Dessner and his fellow guitarist and twin brother Bryce make up the Jewish faction of The National. They write the music, vocalist Matt Berninger provides the lyrics and brothers Scott and Bryan Devendorf are the rhythm section. Together, the band has overcome its slow start to become critics' and fans' favourites. Vanity Fair described them as "America's Radiohead".

"Any time you get compared to one of the greatest bands ever is very flattering and humbling," said Dessner. "The great thing about Radiohead is that they don't repeat themselves, they reinvent themselves. We've tried to challenge ourselves and not repeat ourselves and make records we believe in too, but if you were to ask me which was the better band, I'd say Radiohead."

If that kind of modesty sounds distinctly un-rock'n'roll, it makes sense on hearing The National's music. Stately and serious, it is guitar rock that goes for emotional subtlety over chest-beating drama.

"My dad was a great jazz drummer," says Dessner. "His barmitzvah present was a Slingerland drum kit that's still in the basement at my house. I remember finding it when Bryce and I were seven years old. Dad started playing it and our eyes popped open."

Although his family was not overly religious, young Aaron was fascinated by the Jewish culture that surrounded him. "I studied Modern European History at Columbia University, in New York, but I took as many courses as I could that were Jewish-focused," he said.

What I'm most interested in is literature, art and film that focus on catastrophic Jewish history - the pogroms and the Holocaust and those horrible things. When I was at Yale I was working in the Holocaust Archive, which was an amazing experience.

"When we played a festival in Katowice this year I woke everybody up early, hired a van and took them to Auschwitz. I've been there more than once. It's really powerful, and it's beautiful to have that kind of emotional experience with everybody, although it did bum us out for the concert.

"We also played in Dachau, in the town, so we got to go to the camp there too. I know so much about the Holocaust, almost everywhere we go in Europe I'm haunted by knowing there's a place nearby where a lot of people died."

Dessner does not dismiss the idea that his Jewish upbringing and interests influences his band's melancholic music. "It's possible. My brother and I have always been fascinated by liturgical religious melodies in Judaism. That hasn't really found its way into our music other than I don't like major chords. There are a lot of darker hues, I guess.

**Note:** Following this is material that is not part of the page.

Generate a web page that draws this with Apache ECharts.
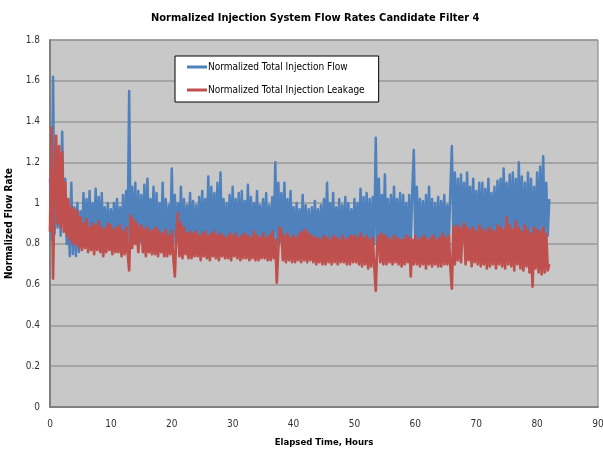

"I like the meditative patterns in certain prayers, and I like music that repeats itself. The way Matt sings, he repeats lines, and the melody doesn't change."

It is easy to misunderstand a band like The National. The music is awash with sadness, but Aaron is far from a misery guts. His conversation is littered with laughter and the band still relishes life on the road. "It's fun," insists Dessner. "It's about celebrating the music and connecting with the audience."

And playing to packed houses certainly helps.